TL;DR: I really like the idea of using metadata to tag each member of a
struct with TBAA, and re-using the TBAA metadata nodes we already have. I'm
not as fond of the description of padding in the metadata node.
Currently padding is really hard to represent because there is sometimes a
member of an LLVM struct which represents padding (packed structs and cases
where the frontend type requires more alignment than the datalayout string
specifies) and other times there isn't. The current proposal doesn't
entirely fix this because we still will need some way to annotate the
members of structs inserted purely for the purpose of padding.
Further, we have the problem that sometimes what is needed is a
representation of a "hole", that is a region which is neither padding nor
part of the struct itself. The canonical example is the tail padding of a
base class where the derived class's first member has low alignent
constraints.
I would propose that we solve these problems by a somewhat more invasive
change, but one which will significantly simplify both LLVM and frontends
(at least Clang, I suspect other frontends):
Remove non-packed struct types completely. Make LLVM structs represent a
contiguous sequence of bytes, explicitly partitioned into fields with
particular primitive types.
The idea would be to make all struct types be packed[1], and to represent
padding as explicit members of the struct. These could in turn have a
"padding" TBAA metadata node which would specify that member as being
padding. This would simplify the metadata representation because there
would *always* be a member to hang the padding tag off of.
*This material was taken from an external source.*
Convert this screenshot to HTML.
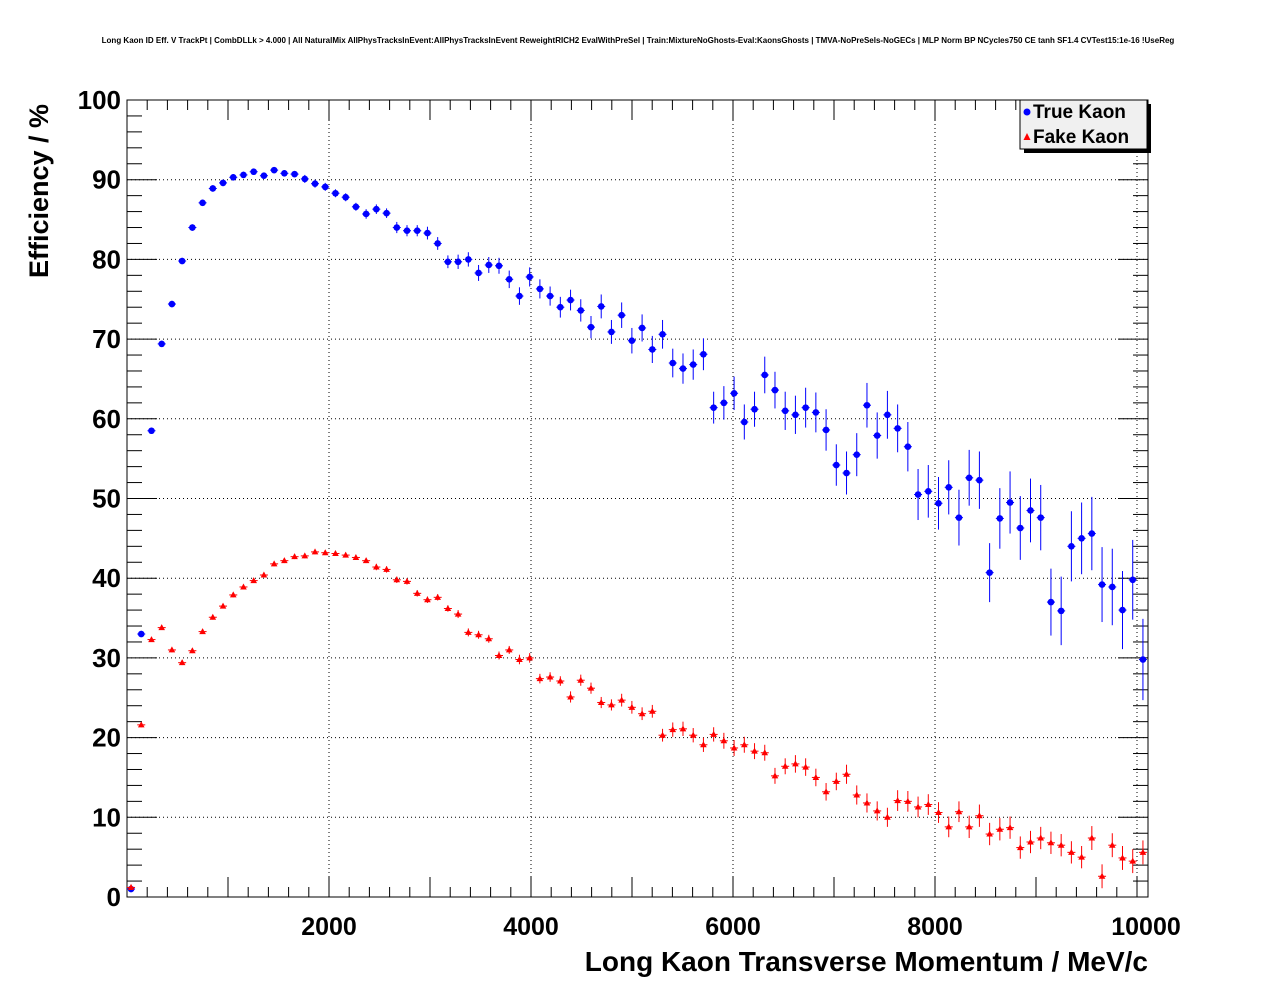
<!DOCTYPE html>
<html><head><meta charset="utf-8"><style>
body{margin:0;background:#fff;}
svg{display:block;font-family:"Liberation Sans",sans-serif;}
</style></head><body>
<svg id="c" width="1276" height="996">
<text x="638" y="43" font-size="8" font-weight="bold" text-anchor="middle">Long Kaon ID Eff. V TrackPt | CombDLLk &gt; 4.000 | All NaturalMix AllPhysTracksInEvent:AllPhysTracksInEvent ReweightRICH2 EvalWithPreSel | Train:MixtureNoGhosts-Eval:KaonsGhosts | TMVA-NoPreSels-NoGECs | MLP Norm BP NCycles750 CE tanh SF1.4 CVTest15:1e-16 !UseReg</text>
<g id="grid"></g>
<g id="axes"></g>
<g id="marks"></g>
<text x="1148" y="971" font-size="28" font-weight="bold" text-anchor="end">Long Kaon Transverse Momentum / MeV/c</text>
<text transform="translate(48,278) rotate(-90)" font-size="27" font-weight="bold">Efficiency / %</text>
<g>
<rect x="1024" y="104" width="127" height="49" fill="#000"/>
<rect x="1020" y="100" width="127" height="49" fill="#f0f0f0" stroke="#000"/>
<circle cx="1027" cy="112" r="3.5" fill="#00f"/>
<text x="1033" y="118" font-size="19" font-weight="bold">True Kaon</text>
<polygon points="1023.5,140 1030.5,140 1027,133" fill="#f00"/>
<text x="1033" y="143" font-size="19" font-weight="bold">Fake Kaon</text>
</g>
</svg>
<script>
const trueEff=[1,33,58.5,69.4,74.4,79.8,84,87.1,88.9,89.6,
90.3,90.6,91,90.5,91.2,90.8,90.7,90.1,89.5,89.1,
88.3,87.8,86.6,85.7,86.3,85.8,84,83.6,83.6,83.3,
82,79.7,79.7,80,78.3,79.3,79.2,77.5,75.4,77.8,
76.3,75.4,74,74.9,73.6,71.5,74.1,70.9,73,69.8,
71.4,68.7,70.6,67,66.3,66.8,68.1,61.4,62,63.2,
59.6,61.2,65.5,63.6,61,60.5,61.4,60.8,58.6,54.2,
53.2,55.5,61.7,57.9,60.5,58.8,56.5,50.5,50.9,49.4,
51.4,47.6,52.6,52.3,40.7,47.5,49.5,46.3,48.5,47.6,
37,35.9,44,45,45.6,39.2,38.9,36,39.8,29.8];
const trueErr=[0.3,0.4,0.4,0.4,0.4,0.4,0.4,0.4,0.4,0.4,
0.4,0.4,0.4,0.4,0.4,0.4,0.4,0.5,0.5,0.5,
0.5,0.5,0.5,0.6,0.6,0.6,0.7,0.7,0.7,0.8,
0.8,0.8,0.9,0.9,1,1,1,1.1,1.1,1.2,
1.2,1.2,1.3,1.3,1.4,1.4,1.5,1.5,1.6,1.6,
1.7,1.7,1.8,1.8,1.9,1.9,2,2,2.1,2.1,
2.2,2.2,2.3,2.3,2.4,2.4,2.5,2.5,2.6,2.6,
2.7,2.7,2.8,2.9,3,3,3.1,3.2,3.3,3.3,
3.4,3.5,3.5,3.6,3.7,3.8,3.9,4,4,4.1,
4.2,4.3,4.4,4.5,4.6,4.7,4.8,4.9,5,5.1];
const fakeEff=[1.2,21.6,32.3,33.8,31,29.4,30.9,33.3,35.1,36.5,
37.9,38.9,39.7,40.4,41.8,42.2,42.7,42.8,43.3,43.2,
43.1,42.9,42.6,42.2,41.4,41.1,39.8,39.6,38.1,37.3,
37.6,36.2,35.5,33.2,32.9,32.4,30.3,31,29.8,30,
27.4,27.6,27.1,25.1,27.2,26.2,24.4,24.1,24.7,23.8,
23,23.3,20.3,21,21.1,20.3,19.1,20.4,19.6,18.7,
19.1,18.3,18.1,15.2,16.4,16.7,16.3,15,13.2,14.5,
15.4,12.8,11.8,10.8,10,12.1,12,11.3,11.6,10.6,
8.8,10.7,8.8,10.2,7.9,8.5,8.7,6.2,6.9,7.4,
6.8,6.5,5.6,5,7.4,2.6,6.5,4.9,4.5,5.6];
const fakeErr=[0.3,0.3,0.3,0.3,0.3,0.3,0.3,0.3,0.3,0.3,
0.3,0.3,0.3,0.3,0.3,0.3,0.3,0.3,0.3,0.3,
0.3,0.3,0.3,0.3,0.4,0.4,0.4,0.4,0.4,0.4,
0.4,0.4,0.5,0.5,0.5,0.5,0.5,0.5,0.6,0.6,
0.6,0.6,0.6,0.7,0.7,0.7,0.7,0.7,0.8,0.8,
0.8,0.8,0.8,0.9,0.9,0.9,0.9,0.9,1,1,
1,1,1,1,1,1.1,1.1,1.1,1.1,1.1,
1.2,1.2,1.2,1.2,1.2,1.3,1.3,1.3,1.3,1.3,
1.3,1.3,1.4,1.4,1.4,1.4,1.4,1.4,1.4,1.4,
1.4,1.4,1.4,1.4,1.5,1.5,1.5,1.5,1.5,1.5];
const binStart=0, binWidth=101.2, binOffset=40;
const xTicks=[2000,4000,6000,8000,10000];
const xTickLabels=["2000","4000","6000","8000","10000"];
const yTicks=[0,10,20,30,40,50,60,70,80,90,100];
const yTickLabels=["0","10","20","30","40","50","60","70","80","90","100"];
const NS="http://www.w3.org/2000/svg";
const L=127,R=1148,T=100,B=897;
const xs=v=>L+v*0.101;
const ys=v=>B-(v/100)*(B-T);
function mk(tag,attrs,parent){const e=document.createElementNS(NS,tag);for(const k in attrs)e.setAttribute(k,attrs[k]);parent.appendChild(e);return e;}
const grid=document.getElementById('grid'),axes=document.getElementById('axes'),marks=document.getElementById('marks');
xTicks.forEach((t,i)=>{
  const x=xs(t);
  if(x<R-2){const g=mk('line',{x1:x,x2:x,y1:T,y2:B,stroke:'#000','stroke-width':1,'stroke-dasharray':'1,3'},grid);
  
  }
  const tx=mk('text',{x:i===xTicks.length-1?1146:x,y:935,'font-size':25,'font-weight':'bold','text-anchor':'middle'},axes);
  tx.textContent=xTickLabels[i];
  
  
});
yTicks.forEach((t,i)=>{
  const y=ys(t);
  if(t>0&&t<100){const g=mk('line',{x1:L,x2:R,y1:y,y2:y,stroke:'#000','stroke-width':1,'stroke-dasharray':'1,3'},grid);
  
  }
  const tx=mk('text',{x:121,y:y+9,'font-size':26,'font-weight':'bold','text-anchor':'end'},axes);
  tx.textContent=yTickLabels[i];
  
  
});
const fr=mk('rect',{x:L,y:T,width:R-L,height:B-T,fill:'none',stroke:'#000','stroke-width':1},axes);


for(let v=0;v<=10100;v+=200){const x=xs(v);if(x>R)break;const big=v%1000===0;
  mk('line',{x1:x,x2:x,y1:B,y2:B-(big?20:10),stroke:'#000'},axes);
  mk('line',{x1:x,x2:x,y1:T,y2:T+(big?20:10),stroke:'#000'},axes);}
for(let v=0;v<=100;v+=2){const y=ys(v);const big=v%10===0;
  mk('line',{x1:L,x2:L+(big?30:15),y1:y,y2:y,stroke:'#000'},axes);
  mk('line',{x1:R,x2:R-(big?30:15),y1:y,y2:y,stroke:'#000'},axes);}
function series(vals,errs,color,shape,name){
  vals.forEach((v,i)=>{
    const xv=binOffset+binStart+i*binWidth;
    const x=xs(xv),y=ys(v);
    const g=mk('g',{},marks);
    
    
    mk('line',{x1:x,x2:x,y1:ys(v-errs[i]),y2:ys(v+errs[i]),stroke:color,'stroke-width':1},g);
    mk('line',{x1:x-4,x2:x+4,y1:y,y2:y,stroke:color,'stroke-width':1},g);
    if(shape==='c')mk('circle',{cx:x,cy:y,r:3.3,fill:color},g);
    else mk('polygon',{points:`${x-3.3},${y+2.5} ${x+3.3},${y+2.5} ${x},${y-3.5}`,fill:color},g);
  });
}
series(trueEff,trueErr,'#0000ff','c','true-kaon');
series(fakeEff,fakeErr,'#ff0000','t','fake-kaon');
</script>
</body></html>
It would
simplify struct layout analysis in LLVM because the difference between
alloc-size and type-size would be irrelevant. It would dramatically
simplify Clang's record layout building, which already has to fall back to
packed LLVM structs in many cases because normal structs produce offsets
that conflict with the ABI's layout requirements.
Essentially, LLVM is trying to simplify ABI layout by providing a
datalayout summary description of target alignments, and building structs
with that algorithm. But unless this *exactly* matches the ABI in question,
it actually makes the job harder because now we have to try, potentially
fail, and end up with all the code to use the packed mode anyways. My
theory is that there are too many ABIs in the world (and too weird rules
within them) for us to ever really get this right at the LLVM layer.
Instead, we should force the frontend to explicitly layout the bytes as it
sees fit.
Ok, now to the "how does this all work" part:
- No more alignment needed in the datalayout string[2].
- Other places where today we have optional alignment, if omitted the
alignment will be '1' instead of '0'. This will essentially require
alignment to be specified in more places.
- Array elements are packed[3]. If the elements of an array must be padded
out to a particular alignment, the array should be of a struct containing
the element and a padding member of the appropriate size. This will allow
us to tag that member with metadata as padding as well.
- Auto-upgrade uses old datalayout with alignments to synthesize necessary
align specifiers on instructions etc.
- TBAA metadata will identify members of a struct type which are padding
and hold no interesting data.
This would at least remove one dimension of complexity from Clang's record
layout building by removing the need to try non-packed structs and fallback
to packed. It should even allow us to retain the struct type for a base
class with derived class members packed into previously "padding" bytes at
the end. Currently, even the current proposal doesn't seem to support
retaining the llvm struct type for the base class in this case, or easily
annotating the fields of that base class with TBAA information.
Thoughts?
-Chandler
Some points of clarification:
[1]: I say "packed" repeatedly but never "bit packed" or "byte packed". My
inclination is to make the rule within LLVM "byte packed" and fix the idea
of a byte as an i8. I think its hopeless to support non-8-bit-bytes in
LLVM, and we should just move past that illusion. However, it would
certainly be possible to make this be "bit packed" and add bit padding with
appropriate metadata. I might even like that if it gives us a cleaner
semantic model, or helps tag certain bits as undef.
[2]: We could potentially keep some of this information here if there are
other parts of LLVM that use it... I'm not deeply familiar with all the
consumers of the datalayout string.
[3]: I'm torn on this one. It might be nice to have arrays get an optional
alignment that establishes the stride of the elements, particularly if we
want the semantics to be that between array elements we have a "hole"
rather than padding. However, I'm not aware of any place where this is a
practical or important constraint, and it seems to add complexity that we
don't need. If needed, it could always be added later.